The new norms which cover internal Catholic Church procedure, make provision for the reportage of abuse or cover-up to civil authorities, presenting a top-down imposition which must be adhered to by all dioceses.
Archbishop Charles Scicluna, Vatican’s top investigator of sex abuse, in a report by CNN revealed that the new rules add a layer of accountability for church leaders.
“First of all that leadership is not above the law,” Scicluna said, “and second that leadership needs to know, all of us in leadership we need to know, that if the people love the Church they’re going to denounce us when we do something wrong.”
Ouellet also added that “besides the abuses on the minors and on the vulnerable adults that the harassment or violence or abuse of power also be reported.”

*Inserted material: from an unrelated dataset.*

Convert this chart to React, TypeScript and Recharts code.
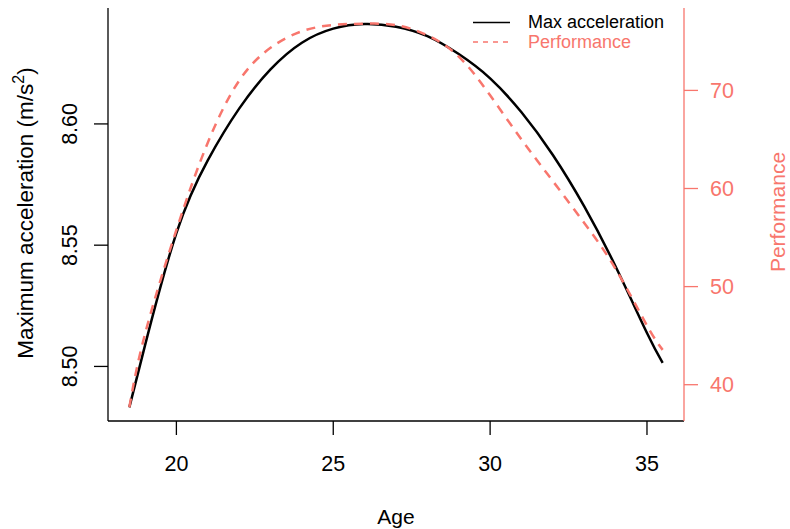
import { ComposedChart, Customized, Line, XAxis, YAxis } from "recharts";

const ages = [18.5, 19, 20, 21, 22, 23, 24, 25, 26, 27, 28, 29, 30, 31, 32, 33, 34, 35, 35.5];
const maxAccel = [
  8.4831, 8.5087, 8.555, 8.585, 8.6063, 8.6225, 8.6335, 8.6393, 8.6412, 8.6401, 8.6362, 8.6288, 8.6188,
  8.6048, 8.5872, 8.566, 8.5412, 8.5138, 8.5015,
];
const performance = [
  37.7, 45.17, 55.77, 64.67, 70.99, 74.34, 76.03, 76.67, 76.8, 76.66, 75.61, 73.45, 69.5, 65.0, 60.75,
  56.49, 51.8, 46.03, 43.55,
];
const ageTicks = [20, 25, 30, 35];
const accelTicks = [8.5, 8.55, 8.6];
const perfTicks = [40, 50, 60, 70];

const rows = ages.map((age, i) => ({ age, accel: maxAccel[i], perf: performance[i] }));

const RED = "#F8766D";
const FONT = "'Liberation Sans', Arial, Helvetica, sans-serif";
const TICK_FS = 21.5;

// подписи тиков как в base R: слева повернуты на 90°
function LeftTick({ y, payload }: any) {
  return (
    <text x={77} y={y} transform={`rotate(-90, 77, ${y})`} textAnchor="middle" fontSize={TICK_FS} fontFamily={FONT} fill="#000">
      {Number(payload.value).toFixed(2)}
    </text>
  );
}

function RightTick({ y, payload }: any) {
  return (
    <text x={722} y={y + 7.7} textAnchor="middle" fontSize={TICK_FS} fontFamily={FONT} fill={RED}>
      {payload.value}
    </text>
  );
}

function BottomTick({ x, payload }: any) {
  return (
    <text x={x} y={470.5} textAnchor="middle" fontSize={TICK_FS} fontFamily={FONT} fill="#000">
      {payload.value}
    </text>
  );
}

function Titles() {
  return (
    <g fontFamily={FONT}>
      <text x={396} y={524} textAnchor="middle" fontSize={21} fill="#000">
        Age
      </text>
      <text x={32.5} y={213} transform="rotate(-90, 32.5, 213)" textAnchor="middle" fontSize={22.5} fill="#000">
        Maximum acceleration (m/s
        <tspan fontSize={16} dy={-9}>
          2
        </tspan>
        <tspan dy={9}>)</tspan>
      </text>
      <text x={785} y={212} transform="rotate(-90, 785, 212)" textAnchor="middle" fontSize={21} fill={RED}>
        Performance
      </text>
      {/* легенда */}
      <line x1={473} x2={510} y1={22.5} y2={22.5} stroke="#000" strokeWidth={1.5} />
      <line x1={473} x2={510} y1={42} y2={42} stroke={RED} strokeWidth={1.5} strokeDasharray="5 5" />
      <text x={528} y={28} fontSize={18} fill="#000">
        Max acceleration
      </text>
      <text x={528} y={48} fontSize={18} fill={RED}>
        Performance
      </text>
    </g>
  );
}

export default function App() {
  return (
    <div style={{ position: "absolute", left: 0, top: 0, width: 790, height: 529, background: "#fff" }}>
      <ComposedChart width={790} height={529} data={rows} margin={{ top: 8, right: 0, bottom: 0, left: 0 }}>
        <XAxis
          dataKey="age"
          type="number"
          domain={[17.82, 36.18]}
          ticks={ageTicks}
          height={108}
          tickSize={14}
          axisLine={{ stroke: "#000", strokeWidth: 1.3 }}
          tickLine={{ stroke: "#000", strokeWidth: 1.3 }}
          tick={<BottomTick />}
          allowDataOverflow
        />
        <YAxis
          yAxisId="acc"
          domain={[8.4775, 8.6478]}
          ticks={accelTicks}
          width={108}
          tickSize={14}
          axisLine={{ stroke: "#000", strokeWidth: 1.3 }}
          tickLine={{ stroke: "#000", strokeWidth: 1.3 }}
          tick={<LeftTick />}
          allowDataOverflow
        />
        <YAxis
          yAxisId="perf"
          orientation="right"
          domain={[36.3, 78.4]}
          ticks={perfTicks}
          width={106}
          tickSize={14}
          axisLine={{ stroke: RED, strokeWidth: 1.3 }}
          tickLine={{ stroke: RED, strokeWidth: 1.3 }}
          tick={<RightTick />}
          allowDataOverflow
        />
        <Line
          yAxisId="acc"
          dataKey="accel"
          type="natural"
          stroke="#000"
          strokeWidth={2.5}
          dot={false}
          isAnimationActive={false}
        />
        <Line
          yAxisId="perf"
          dataKey="perf"
          type="natural"
          stroke={RED}
          strokeWidth={2.5}
          strokeDasharray="9 7"
          dot={false}
          isAnimationActive={false}
        />
        <Customized component={Titles} />
      </ComposedChart>
    </div>
  );
}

Also, Top Vatican official Cardinal Marc Ouellet was reported to have said that the mandatory reporting requirement was the most important element in the new rules.
Most dioceses in the US and Europe already have these systems, and the new norms will likely be more important in countries where there are not already well-established guidelines for reporting and handling sexual abuse.

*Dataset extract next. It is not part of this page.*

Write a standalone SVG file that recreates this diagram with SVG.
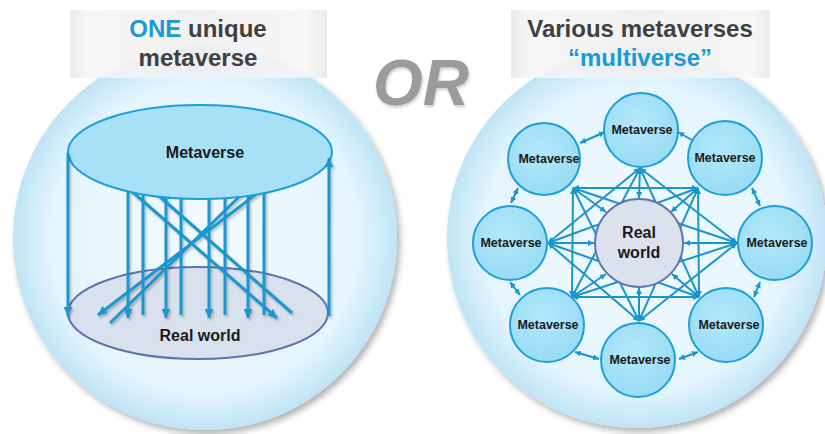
<svg xmlns="http://www.w3.org/2000/svg" width="825" height="434" viewBox="0 0 825 434">
<defs>
<style>
.ttl{font-family:"Liberation Sans",Arial,sans-serif;font-weight:bold;font-size:24px;fill:#404040;text-anchor:middle}
.blu{fill:#1a9ad6}
.lbl{font-family:"Liberation Sans",Arial,sans-serif;font-weight:bold;fill:#1a1a1a;text-anchor:middle}
.ln{stroke:#1a96cc;stroke-width:3;fill:none}
.cn{stroke:#1a96cc;stroke-width:2;fill:none}
.node{fill:url(#nodeG);stroke:#1e9fd8;stroke-width:2}
</style>
<radialGradient id="bigG" cx="50%" cy="50%" r="50%">
<stop offset="0" stop-color="#f2faff"/>
<stop offset="0.8" stop-color="#e5f5fd"/>
<stop offset="0.93" stop-color="#cdebf9"/>
<stop offset="1" stop-color="#bfe4f6"/>
</radialGradient>
<linearGradient id="boxG" x1="0" y1="0" x2="1" y2="0">
<stop offset="0" stop-color="#e8e8e8"/>
<stop offset="0.08" stop-color="#f6f6f6"/>
<stop offset="0.5" stop-color="#efefef"/>
<stop offset="0.92" stop-color="#f6f6f6"/>
<stop offset="1" stop-color="#e8e8e8"/>
</linearGradient>
<radialGradient id="nodeG" cx="45%" cy="40%" r="60%">
<stop offset="0" stop-color="#b4e8fa"/>
<stop offset="1" stop-color="#98dcf5"/>
</radialGradient>
<filter id="sh" x="-10%" y="-10%" width="125%" height="125%">
<feDropShadow dx="3" dy="4" stdDeviation="3" flood-color="#000" flood-opacity="0.3"/>
</filter>
<filter id="lsh" x="-10%" y="-10%" width="130%" height="130%">
<feDropShadow dx="1.5" dy="2" stdDeviation="1" flood-color="#000" flood-opacity="0.25"/>
</filter>
<filter id="orsh" x="-10%" y="-10%" width="130%" height="130%">
<feDropShadow dx="1" dy="2" stdDeviation="1.5" flood-color="#000" flood-opacity="0.2"/>
</filter>
<marker id="aL" viewBox="0 0 10 10" refX="10" refY="5" markerWidth="9" markerHeight="9" markerUnits="userSpaceOnUse" orient="auto-start-reverse">
<path d="M0,0 L10,5 L0,10 z" fill="#1a96cc"/>
</marker>
<marker id="aS" viewBox="0 0 10 10" refX="10" refY="5" markerWidth="6" markerHeight="6" markerUnits="userSpaceOnUse" orient="auto-start-reverse">
<path d="M0,0 L10,5 L0,10 z" fill="#1a96cc"/>
</marker>
</defs>
<rect width="825" height="434" fill="#ffffff"/>

<g id="left-panel">
<circle cx="205" cy="238" r="192" fill="url(#bigG)" filter="url(#sh)"/>
</g>
<g id="right-panel">
<circle cx="637" cy="238" r="190" fill="url(#bigG)" filter="url(#sh)"/>
</g>

<g id="title-left">
<rect x="70" y="10" width="257" height="68" fill="url(#boxG)" opacity="0.88"/>
<text class="ttl" x="198" y="37"><tspan class="blu">ONE</tspan> unique</text>
<text class="ttl" x="198" y="66">metaverse</text>
</g>
<g id="title-right">
<rect x="511" y="10" width="259" height="68" fill="url(#boxG)" opacity="0.88"/>
<text class="ttl" x="640" y="37">Various metaverses</text>
<text class="ttl blu" x="640" y="66">“multiverse”</text>
</g>
<g id="or">
<text x="421" y="105" font-family="'Liberation Sans',Arial,sans-serif" font-weight="bold" font-style="italic" font-size="64" fill="#9b9b9b" text-anchor="middle" filter="url(#orsh)">OR</text>
</g>

<g id="real-world-left">
<ellipse cx="198" cy="313" rx="130" ry="46" fill="#d9e1ee" stroke="#5a74ad" stroke-width="2"/>
<text class="lbl" x="200" y="341" font-size="16">Real world</text>
</g>

<g id="left-connectors" filter="url(#lsh)">
<path class="ln" d="M128,185 V318" marker-end="url(#aL)"/>
<path class="ln" d="M143,185 V315"/>
<path class="ln" d="M166,185 V318" marker-end="url(#aL)"/>
<path class="ln" d="M181,185 V315"/>
<path class="ln" d="M209,185 V318" marker-end="url(#aL)"/>
<path class="ln" d="M225,185 V315"/>
<path class="ln" d="M248,185 V318" marker-end="url(#aL)"/>
<path class="ln" d="M264,185 V315"/>
<path class="ln" d="M128,188 L277,318" marker-end="url(#aL)"/>
<path class="ln" d="M150,188 L292,313"/>
<path class="ln" d="M264,188 L98,315" marker-end="url(#aL)"/>
<path class="ln" d="M246,190 L110,323"/>
</g>

<g id="metaverse-left">
<ellipse cx="200" cy="152" rx="132" ry="47" fill="#a6e1f7" stroke="#1e9fd8" stroke-width="2"/>
<text class="lbl" x="205" y="158" font-size="16">Metaverse</text>
</g>

<g id="left-outer-connectors" filter="url(#lsh)">
<path class="ln" d="M68,153 V316" marker-end="url(#aL)"/>
<path class="ln" d="M329,316 V158" marker-end="url(#aL)"/>
</g>

<g id="right-connectors">
<!-- adjacent pairs -->
<path class="cn" d="M580,143 L605,132" marker-start="url(#aS)" marker-end="url(#aS)"/>
<path class="cn" d="M678,132 L697,143" marker-start="url(#aS)" marker-end="url(#aS)"/>
<path class="cn" d="M752,188 L760,206" marker-start="url(#aS)" marker-end="url(#aS)"/>
<path class="cn" d="M760,282 L754,297" marker-start="url(#aS)" marker-end="url(#aS)"/>
<path class="cn" d="M679,359 L698,352" marker-start="url(#aS)" marker-end="url(#aS)"/>
<path class="cn" d="M575,352 L599,359" marker-start="url(#aS)" marker-end="url(#aS)"/>
<path class="cn" d="M510,282 L520,295" marker-start="url(#aS)" marker-end="url(#aS)"/>
<path class="cn" d="M518,188 L511,203" marker-start="url(#aS)" marker-end="url(#aS)"/>
<!-- square -->
<path class="cn" d="M573,188 L698,188" marker-start="url(#aS)" marker-end="url(#aS)"/>
<path class="cn" d="M698,188 L699,297" marker-start="url(#aS)" marker-end="url(#aS)"/>
<path class="cn" d="M699,297 L572,297" marker-start="url(#aS)" marker-end="url(#aS)"/>
<path class="cn" d="M572,297 L573,188" marker-start="url(#aS)" marker-end="url(#aS)"/>
<!-- diamond -->
<path class="cn" d="M640,168 L737,243" marker-start="url(#aS)" marker-end="url(#aS)"/>
<path class="cn" d="M737,243 L639,321" marker-start="url(#aS)" marker-end="url(#aS)"/>
<path class="cn" d="M639,321 L548,243" marker-start="url(#aS)" marker-end="url(#aS)"/>
<path class="cn" d="M548,243 L640,168" marker-start="url(#aS)" marker-end="url(#aS)"/>
<!-- distance 3 -->
<path class="cn" d="M640,168 L699,297" marker-start="url(#aS)" marker-end="url(#aS)"/>
<path class="cn" d="M640,168 L572,297" marker-start="url(#aS)" marker-end="url(#aS)"/>
<path class="cn" d="M698,188 L639,321" marker-start="url(#aS)" marker-end="url(#aS)"/>
<path class="cn" d="M698,188 L548,243" marker-start="url(#aS)" marker-end="url(#aS)"/>
<path class="cn" d="M737,243 L572,297" marker-start="url(#aS)" marker-end="url(#aS)"/>
<path class="cn" d="M737,243 L573,188" marker-start="url(#aS)" marker-end="url(#aS)"/>
<path class="cn" d="M699,297 L548,243" marker-start="url(#aS)" marker-end="url(#aS)"/>
<path class="cn" d="M639,321 L573,188" marker-start="url(#aS)" marker-end="url(#aS)"/>
<!-- to center -->
<path class="cn" d="M640,168 L639,198" marker-end="url(#aS)"/>
<path class="cn" d="M698,188 L671,212" marker-end="url(#aS)"/>
<path class="cn" d="M737,243 L684,243" marker-end="url(#aS)"/>
<path class="cn" d="M699,297 L672,274" marker-end="url(#aS)"/>
<path class="cn" d="M639,321 L639,288" marker-end="url(#aS)"/>
<path class="cn" d="M572,297 L606,274" marker-end="url(#aS)"/>
<path class="cn" d="M548,243 L594,243" marker-end="url(#aS)"/>
<path class="cn" d="M573,188 L606,212" marker-end="url(#aS)"/>
</g>

<g id="node-real-world">
<circle cx="639" cy="243" r="44" fill="#dbe2ee" stroke="#5f78b0" stroke-width="2"/>
<text class="lbl" x="639" y="238" font-size="16">Real</text>
<text class="lbl" x="639" y="258" font-size="16">world</text>
</g>
<g id="node-top"><circle class="node" cx="641" cy="130" r="37"/><text class="lbl" x="642" y="134" font-size="12.5">Metaverse</text></g>
<g id="node-top-right"><circle class="node" cx="725" cy="158" r="37"/><text class="lbl" x="725" y="162" font-size="12.5">Metaverse</text></g>
<g id="node-right"><circle class="node" cx="775" cy="243" r="37"/><text class="lbl" x="777" y="247" font-size="12.5">Metaverse</text></g>
<g id="node-bottom-right"><circle class="node" cx="726" cy="325" r="37"/><text class="lbl" x="729" y="329" font-size="12.5">Metaverse</text></g>
<g id="node-bottom"><circle class="node" cx="638" cy="360" r="37"/><text class="lbl" x="640" y="364" font-size="12.5">Metaverse</text></g>
<g id="node-bottom-left"><circle class="node" cx="547" cy="325" r="37"/><text class="lbl" x="548" y="329" font-size="12.5">Metaverse</text></g>
<g id="node-left"><circle class="node" cx="510" cy="243" r="37"/><text class="lbl" x="511" y="247" font-size="12.5">Metaverse</text></g>
<g id="node-top-left"><circle class="node" cx="544" cy="159" r="36"/><text class="lbl" x="549" y="163" font-size="12.5">Metaverse</text></g>
</svg>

Under the new rules, investigations into credible reports of sexual abuse must be completed within 90 days, and a no-retaliation clause protects the person reporting abuse from tit-for-tat claims or obligations for them to keep quiet.
There has not previously been a uniform, universal system in the Catholic Church for reporting and investigating allegations of abuse.
The new rules were set out in an Apostolic letter, called a “Motu Proprio,” issued personally by Pope Francis, which calls for a three-year trial period for the initiative.
Although the norms represent an important clarification of procedures to be followed, they do not deal with the question of what happens to a priest or bishop who breaks these rules.
To date, no church official has been publicly sanctioned for a cover-up, and a lack of accountability is something that survivors have been concerned about for years.
Kurt Martens, a professor of canon law of the Catholic University of America in Washington, DC, called the new rules an “immense and revolutionary gift to the entire Church.”
“The new law offers whistleblower protections for all victim reporters and requires that every diocese in the world have publicly accessible ways to report abuse,” Martens tweeted. “That is simply revolutionary.”
The new law offers whistle blower protections for all victim reporters and requires that every diocese in the world have publicly accessible ways to report abuse. That is simply revolutionary.
— Kurt Martens (@DrKurtMartens) May 9, 2019
For decades the Catholic Church has been plagued by a series of sex abuse scandals in different countries around the world.
The new norms follow a global meeting on sex abuse at the Vatican in February and represent Pope Francis’ pledge to offer “concrete measures” to combat sexual abuse.